_Work instructions:_
The lines to extract run from the first line of the material below to the line containing "3.8, 4.5, 7.5, 7.0, 5.2, 7.0, 6.2]", both included; leave the pictures behind.

>>>>

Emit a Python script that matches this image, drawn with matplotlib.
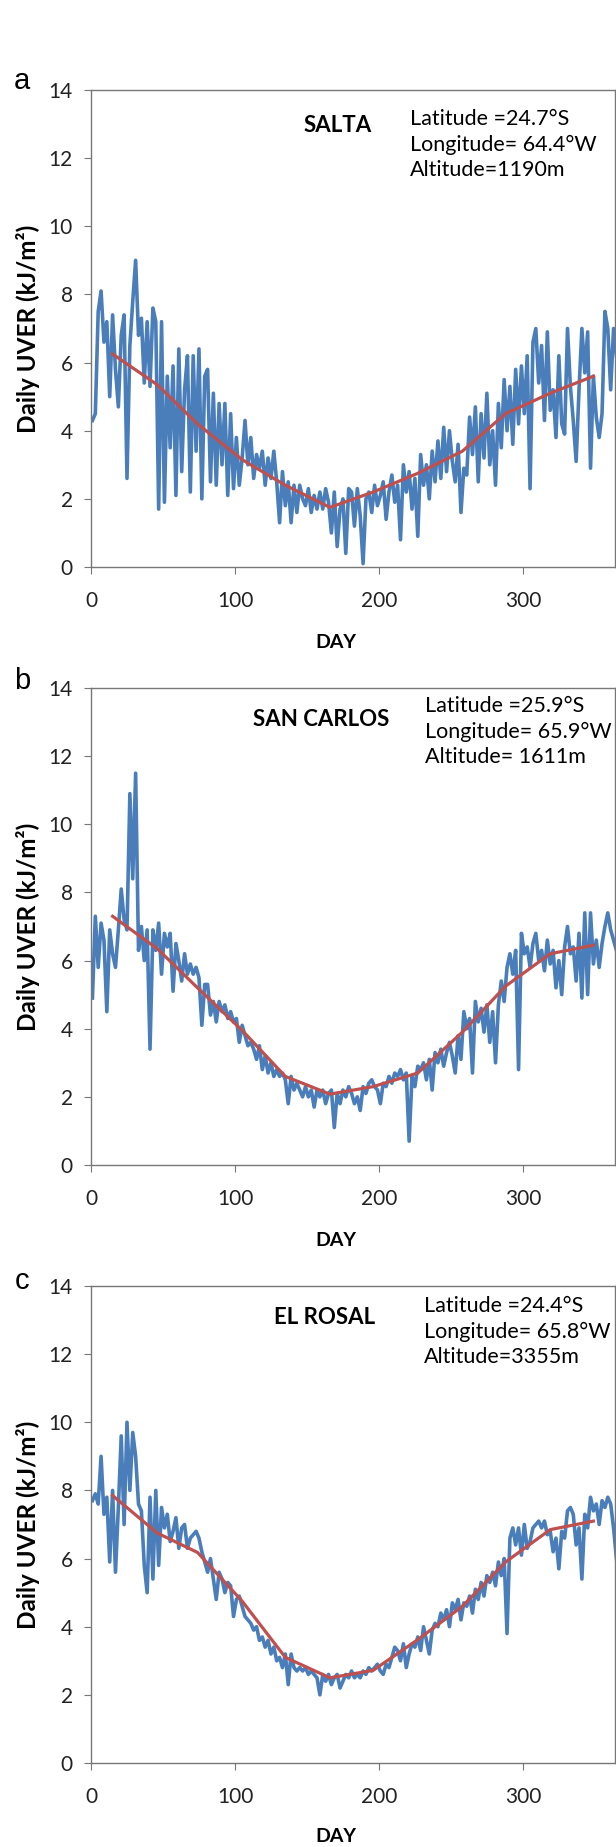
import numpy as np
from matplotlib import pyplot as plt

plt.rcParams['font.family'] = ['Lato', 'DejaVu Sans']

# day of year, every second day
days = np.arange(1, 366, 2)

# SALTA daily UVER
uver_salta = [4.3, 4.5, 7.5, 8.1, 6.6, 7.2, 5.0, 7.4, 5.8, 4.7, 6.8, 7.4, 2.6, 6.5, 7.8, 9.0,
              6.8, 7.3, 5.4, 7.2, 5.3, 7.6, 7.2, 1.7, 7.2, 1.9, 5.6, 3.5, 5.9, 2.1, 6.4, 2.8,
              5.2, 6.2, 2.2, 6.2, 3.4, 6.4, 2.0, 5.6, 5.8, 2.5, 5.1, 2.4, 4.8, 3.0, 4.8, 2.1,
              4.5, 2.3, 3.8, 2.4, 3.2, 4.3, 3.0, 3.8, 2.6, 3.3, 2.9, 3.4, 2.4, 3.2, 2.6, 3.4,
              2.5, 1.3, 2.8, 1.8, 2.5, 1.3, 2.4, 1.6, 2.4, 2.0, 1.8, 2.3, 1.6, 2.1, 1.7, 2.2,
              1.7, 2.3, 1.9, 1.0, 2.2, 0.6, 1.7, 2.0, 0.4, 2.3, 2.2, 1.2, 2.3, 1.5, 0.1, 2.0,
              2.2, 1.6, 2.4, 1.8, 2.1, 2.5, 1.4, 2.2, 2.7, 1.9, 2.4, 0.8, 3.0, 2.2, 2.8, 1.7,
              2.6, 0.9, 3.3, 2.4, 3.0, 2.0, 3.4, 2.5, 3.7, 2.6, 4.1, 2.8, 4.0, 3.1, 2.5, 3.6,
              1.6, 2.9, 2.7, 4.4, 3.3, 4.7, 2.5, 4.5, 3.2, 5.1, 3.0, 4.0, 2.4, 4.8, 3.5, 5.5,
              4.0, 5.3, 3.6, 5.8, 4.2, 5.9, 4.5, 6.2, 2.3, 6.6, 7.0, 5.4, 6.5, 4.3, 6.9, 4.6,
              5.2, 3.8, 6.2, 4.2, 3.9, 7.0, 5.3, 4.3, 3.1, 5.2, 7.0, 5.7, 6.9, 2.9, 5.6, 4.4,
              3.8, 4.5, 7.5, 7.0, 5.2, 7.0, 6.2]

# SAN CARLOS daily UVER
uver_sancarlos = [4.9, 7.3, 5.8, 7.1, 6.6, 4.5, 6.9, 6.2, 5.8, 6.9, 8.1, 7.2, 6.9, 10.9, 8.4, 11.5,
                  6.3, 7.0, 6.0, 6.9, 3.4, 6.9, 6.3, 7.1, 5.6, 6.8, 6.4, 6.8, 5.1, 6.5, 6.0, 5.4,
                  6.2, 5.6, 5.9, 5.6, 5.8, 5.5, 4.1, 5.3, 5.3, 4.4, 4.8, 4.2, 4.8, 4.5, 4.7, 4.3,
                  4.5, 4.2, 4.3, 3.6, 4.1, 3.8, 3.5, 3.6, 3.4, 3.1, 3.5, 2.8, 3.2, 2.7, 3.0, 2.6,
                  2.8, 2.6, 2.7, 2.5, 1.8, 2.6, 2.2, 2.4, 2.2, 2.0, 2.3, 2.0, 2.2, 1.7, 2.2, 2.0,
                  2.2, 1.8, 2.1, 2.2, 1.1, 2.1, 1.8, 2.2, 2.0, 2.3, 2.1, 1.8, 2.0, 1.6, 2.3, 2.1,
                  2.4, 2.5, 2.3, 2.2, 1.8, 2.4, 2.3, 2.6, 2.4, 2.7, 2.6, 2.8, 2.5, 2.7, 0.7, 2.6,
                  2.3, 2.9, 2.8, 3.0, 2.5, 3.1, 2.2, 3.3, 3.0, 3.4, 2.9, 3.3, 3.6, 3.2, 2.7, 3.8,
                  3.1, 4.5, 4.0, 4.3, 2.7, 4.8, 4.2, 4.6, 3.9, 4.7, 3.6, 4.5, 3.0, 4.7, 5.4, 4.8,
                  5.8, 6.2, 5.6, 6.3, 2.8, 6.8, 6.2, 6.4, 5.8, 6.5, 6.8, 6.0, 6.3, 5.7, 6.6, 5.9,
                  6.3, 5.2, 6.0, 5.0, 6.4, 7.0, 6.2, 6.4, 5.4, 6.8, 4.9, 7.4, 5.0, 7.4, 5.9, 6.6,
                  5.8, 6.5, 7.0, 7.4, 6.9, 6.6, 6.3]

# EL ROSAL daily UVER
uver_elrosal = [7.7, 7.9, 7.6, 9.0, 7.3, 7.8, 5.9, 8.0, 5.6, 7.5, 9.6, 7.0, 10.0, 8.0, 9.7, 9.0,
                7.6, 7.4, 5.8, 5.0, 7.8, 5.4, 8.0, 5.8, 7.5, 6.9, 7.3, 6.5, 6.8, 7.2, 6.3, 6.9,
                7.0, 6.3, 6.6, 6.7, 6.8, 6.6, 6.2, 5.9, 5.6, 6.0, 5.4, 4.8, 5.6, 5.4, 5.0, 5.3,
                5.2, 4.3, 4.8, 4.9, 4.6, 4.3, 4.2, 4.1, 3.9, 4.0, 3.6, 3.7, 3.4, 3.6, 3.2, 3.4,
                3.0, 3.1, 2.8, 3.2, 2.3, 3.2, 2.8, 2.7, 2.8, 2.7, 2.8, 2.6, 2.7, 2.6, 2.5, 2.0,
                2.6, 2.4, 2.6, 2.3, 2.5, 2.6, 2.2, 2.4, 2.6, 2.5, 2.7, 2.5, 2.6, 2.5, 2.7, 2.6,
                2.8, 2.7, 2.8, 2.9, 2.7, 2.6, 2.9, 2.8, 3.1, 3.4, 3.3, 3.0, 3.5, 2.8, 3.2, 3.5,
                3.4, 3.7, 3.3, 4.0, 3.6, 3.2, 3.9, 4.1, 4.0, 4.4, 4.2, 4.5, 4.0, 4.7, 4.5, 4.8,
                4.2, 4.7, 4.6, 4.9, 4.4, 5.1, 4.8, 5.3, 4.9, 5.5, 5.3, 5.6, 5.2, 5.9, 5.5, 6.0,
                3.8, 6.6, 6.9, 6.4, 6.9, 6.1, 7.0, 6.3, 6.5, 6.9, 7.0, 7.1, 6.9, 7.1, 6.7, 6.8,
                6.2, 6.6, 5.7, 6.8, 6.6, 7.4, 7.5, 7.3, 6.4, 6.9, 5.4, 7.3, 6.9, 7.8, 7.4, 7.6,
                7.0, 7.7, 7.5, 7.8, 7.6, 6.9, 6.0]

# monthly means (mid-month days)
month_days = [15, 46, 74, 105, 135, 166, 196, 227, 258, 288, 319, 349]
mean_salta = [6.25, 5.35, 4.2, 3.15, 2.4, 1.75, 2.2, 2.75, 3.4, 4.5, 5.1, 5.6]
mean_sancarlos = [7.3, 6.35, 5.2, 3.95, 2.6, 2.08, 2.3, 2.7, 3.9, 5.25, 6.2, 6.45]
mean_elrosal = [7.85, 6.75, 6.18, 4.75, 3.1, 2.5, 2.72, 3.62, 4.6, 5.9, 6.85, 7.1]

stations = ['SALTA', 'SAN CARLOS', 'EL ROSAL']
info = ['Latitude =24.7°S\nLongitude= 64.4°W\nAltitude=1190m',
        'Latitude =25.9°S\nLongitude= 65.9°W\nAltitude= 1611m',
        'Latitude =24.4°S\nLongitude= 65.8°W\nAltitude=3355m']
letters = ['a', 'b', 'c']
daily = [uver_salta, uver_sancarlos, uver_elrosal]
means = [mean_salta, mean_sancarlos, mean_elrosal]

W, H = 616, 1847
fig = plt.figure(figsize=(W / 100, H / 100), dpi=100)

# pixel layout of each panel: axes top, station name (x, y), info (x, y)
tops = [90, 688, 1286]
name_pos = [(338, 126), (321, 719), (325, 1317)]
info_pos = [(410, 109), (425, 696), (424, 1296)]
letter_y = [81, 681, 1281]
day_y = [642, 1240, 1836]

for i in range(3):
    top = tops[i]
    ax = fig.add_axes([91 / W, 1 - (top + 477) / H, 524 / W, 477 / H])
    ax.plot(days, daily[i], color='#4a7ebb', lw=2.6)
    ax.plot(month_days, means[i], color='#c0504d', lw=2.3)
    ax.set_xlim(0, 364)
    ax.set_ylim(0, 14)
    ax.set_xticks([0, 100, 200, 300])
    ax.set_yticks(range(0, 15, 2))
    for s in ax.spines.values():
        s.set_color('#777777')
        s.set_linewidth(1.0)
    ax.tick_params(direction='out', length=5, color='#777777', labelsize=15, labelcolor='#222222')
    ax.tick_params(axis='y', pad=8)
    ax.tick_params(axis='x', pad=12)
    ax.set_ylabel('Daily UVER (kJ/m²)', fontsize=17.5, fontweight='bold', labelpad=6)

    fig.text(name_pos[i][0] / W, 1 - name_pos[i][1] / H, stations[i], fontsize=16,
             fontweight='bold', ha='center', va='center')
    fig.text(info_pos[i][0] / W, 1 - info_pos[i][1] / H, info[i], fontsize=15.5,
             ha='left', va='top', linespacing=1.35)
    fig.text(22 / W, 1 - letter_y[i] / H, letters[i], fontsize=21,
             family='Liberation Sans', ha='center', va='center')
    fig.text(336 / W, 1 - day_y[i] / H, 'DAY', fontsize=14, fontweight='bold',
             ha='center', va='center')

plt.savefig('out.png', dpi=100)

<<<<

_Exercise output:_
Emit a Python script that matches this image, drawn with matplotlib.
import numpy as np
from matplotlib import pyplot as plt

plt.rcParams['font.family'] = ['Lato', 'DejaVu Sans']

# day of year, every second day
days = np.arange(1, 366, 2)

# SALTA daily UVER
uver_salta = [4.3, 4.5, 7.5, 8.1, 6.6, 7.2, 5.0, 7.4, 5.8, 4.7, 6.8, 7.4, 2.6, 6.5, 7.8, 9.0,
              6.8, 7.3, 5.4, 7.2, 5.3, 7.6, 7.2, 1.7, 7.2, 1.9, 5.6, 3.5, 5.9, 2.1, 6.4, 2.8,
              5.2, 6.2, 2.2, 6.2, 3.4, 6.4, 2.0, 5.6, 5.8, 2.5, 5.1, 2.4, 4.8, 3.0, 4.8, 2.1,
              4.5, 2.3, 3.8, 2.4, 3.2, 4.3, 3.0, 3.8, 2.6, 3.3, 2.9, 3.4, 2.4, 3.2, 2.6, 3.4,
              2.5, 1.3, 2.8, 1.8, 2.5, 1.3, 2.4, 1.6, 2.4, 2.0, 1.8, 2.3, 1.6, 2.1, 1.7, 2.2,
              1.7, 2.3, 1.9, 1.0, 2.2, 0.6, 1.7, 2.0, 0.4, 2.3, 2.2, 1.2, 2.3, 1.5, 0.1, 2.0,
              2.2, 1.6, 2.4, 1.8, 2.1, 2.5, 1.4, 2.2, 2.7, 1.9, 2.4, 0.8, 3.0, 2.2, 2.8, 1.7,
              2.6, 0.9, 3.3, 2.4, 3.0, 2.0, 3.4, 2.5, 3.7, 2.6, 4.1, 2.8, 4.0, 3.1, 2.5, 3.6,
              1.6, 2.9, 2.7, 4.4, 3.3, 4.7, 2.5, 4.5, 3.2, 5.1, 3.0, 4.0, 2.4, 4.8, 3.5, 5.5,
              4.0, 5.3, 3.6, 5.8, 4.2, 5.9, 4.5, 6.2, 2.3, 6.6, 7.0, 5.4, 6.5, 4.3, 6.9, 4.6,
              5.2, 3.8, 6.2, 4.2, 3.9, 7.0, 5.3, 4.3, 3.1, 5.2, 7.0, 5.7, 6.9, 2.9, 5.6, 4.4,
              3.8, 4.5, 7.5, 7.0, 5.2, 7.0, 6.2]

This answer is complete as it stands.